The action in the novel depends on two characteristics of letters: that they say something and that they can be read. The situations in Dangerous Liaisons are such that only letters can communicate them. It is not so much what the characters claim to have been doing in their letters, but how they make these claims, which furthers the plot. Each letter has a purpose: it must convey some desire on the part of one of the characters, for no one would bother writing if he or she did not want something. This is evident in each letter that, at the very least, has the desire to be read written into it.

How does the Marquise de Merteuil describe herself in Letter Eighty-one?

She writes that she is her own creator. As a young girl Merteuil refused to let fate or society describe her, and began to compose herself. After her husband died, she set about educating herself and creating a reputation for herself. Since then, she has remained at the top of the heap through careful manipulation, never once letting her guard down.

Describe the role of servants in Dangerous Liaisons.
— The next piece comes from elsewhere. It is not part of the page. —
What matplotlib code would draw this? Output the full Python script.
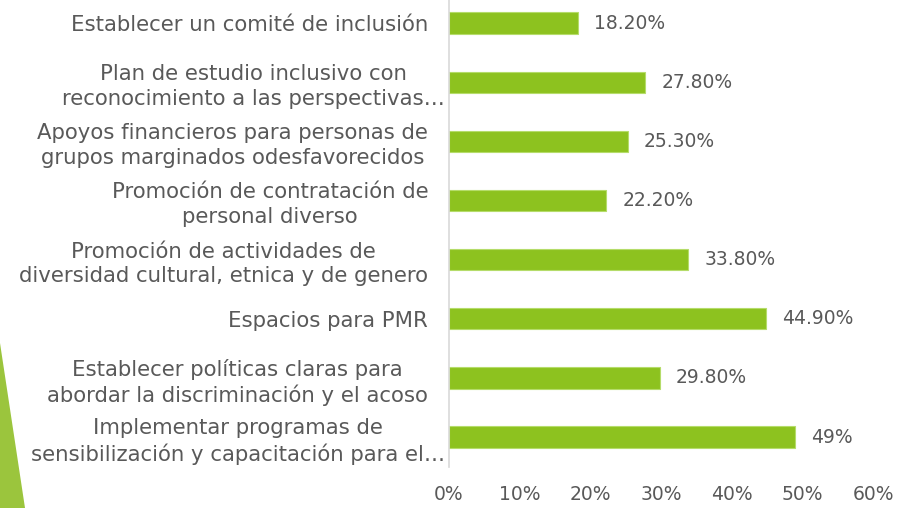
import matplotlib
matplotlib.use("Agg")
import matplotlib.pyplot as plt
import matplotlib.transforms as mtransforms
from matplotlib.patches import Polygon
from matplotlib.ticker import FuncFormatter

labels = [
    "Establecer un comité de inclusión",
    "Plan de estudio inclusivo con\nreconocimiento a las perspectivas…",
    "Apoyos financieros para personas de\ngrupos marginados odesfavorecidos",
    "Promoción de contratación de\npersonal diverso",
    "Promoción de actividades de\ndiversidad cultural, etnica y de genero",
    "Espacios para PMR",
    "Establecer políticas claras para\nabordar la discriminación y el acoso",
    "Implementar programas de\nsensibilización y capacitación para el…",
]
values = [18.2, 27.8, 25.3, 22.2, 33.8, 44.9, 29.8, 49]
value_labels = ["18.20%", "27.80%", "25.30%", "22.20%", "33.80%", "44.90%", "29.80%", "49%"]
xticks = [0, 10, 20, 30, 40, 50, 60]

text_color = "#595959"
bar_color = "#8DC21F"

plt.rcParams['font.family'] = ['DejaVu Sans']

fig = plt.figure(figsize=(8.97, 5.08), dpi=100)
ax = fig.add_axes([449 / 897, 41 / 508, 424 / 897, 467 / 508])

ypos = list(range(len(values)))
ax.barh(ypos, values, height=0.36, color=bar_color, edgecolor="#B5DC6A", linewidth=0.8)

for y, v, s in zip(ypos, values, value_labels):
    ax.text(v + 2.3, y, s, va="center", ha="left", fontsize=13.5, color=text_color)

ax.set_xlim(0, 60)
ax.set_ylim(7.507, -0.389)
ax.set_xticks(xticks)
ax.xaxis.set_major_formatter(FuncFormatter(lambda v, p: f"{v:.0f}%"))
ax.set_yticks(ypos)
ax.set_yticklabels(labels)

ax.tick_params(axis="y", length=0, pad=15, labelsize=15.3, labelcolor=text_color)
ax.tick_params(axis="x", length=0, pad=13, labelsize=13.5, labelcolor=text_color)

# truncated labels (ending in "…") sit a bit further right, like in the slide
shift = mtransforms.ScaledTranslation(12 / 72, 0, fig.dpi_scale_trans)
for lbl in ax.get_yticklabels():
    lbl.set_multialignment("center")
    lbl.set_linespacing(1.3)
    if lbl.get_text().endswith("…"):
        lbl.set_transform(lbl.get_transform() + shift)

for side in ["top", "right", "bottom"]:
    ax.spines[side].set_visible(False)
ax.spines["left"].set_color("#D9D9D9")
ax.spines["left"].set_linewidth(1.2)

# green decoration in the bottom-left corner of the slide
tri = Polygon([(0, 1 - 343 / 508), (25 / 897, 0), (0, 0)], closed=True,
              transform=fig.transFigure, facecolor="#9BC53D", edgecolor="none")
fig.patches.append(tri)

fig.savefig("out.png", dpi=100)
Servants are used as spies by both Valmont and the Marquise de Merteuil. Valmont's valet, Azolan, is paid not only to get information for his master, but specifically to socialize with the help at other people's estates. The Marquise's maidservant, Victoire, often participates in the little romantic dramas the Marquise puts on with her lovers. Also, servants know everything that goes on in the house where they serve, but this knowledge seldom seems to work to their advantage. The Marquise de Merteuil, for example, secured the loyalty of Victoire by arranging for her to be sent to jail and then rescuing her. If Victoire ever does something to annoy the Marquise, she will very quickly find herself in the slammer again. Thus, one could say that the most personal and human aspects of servants in this society are purchased by the masters for their own personal use.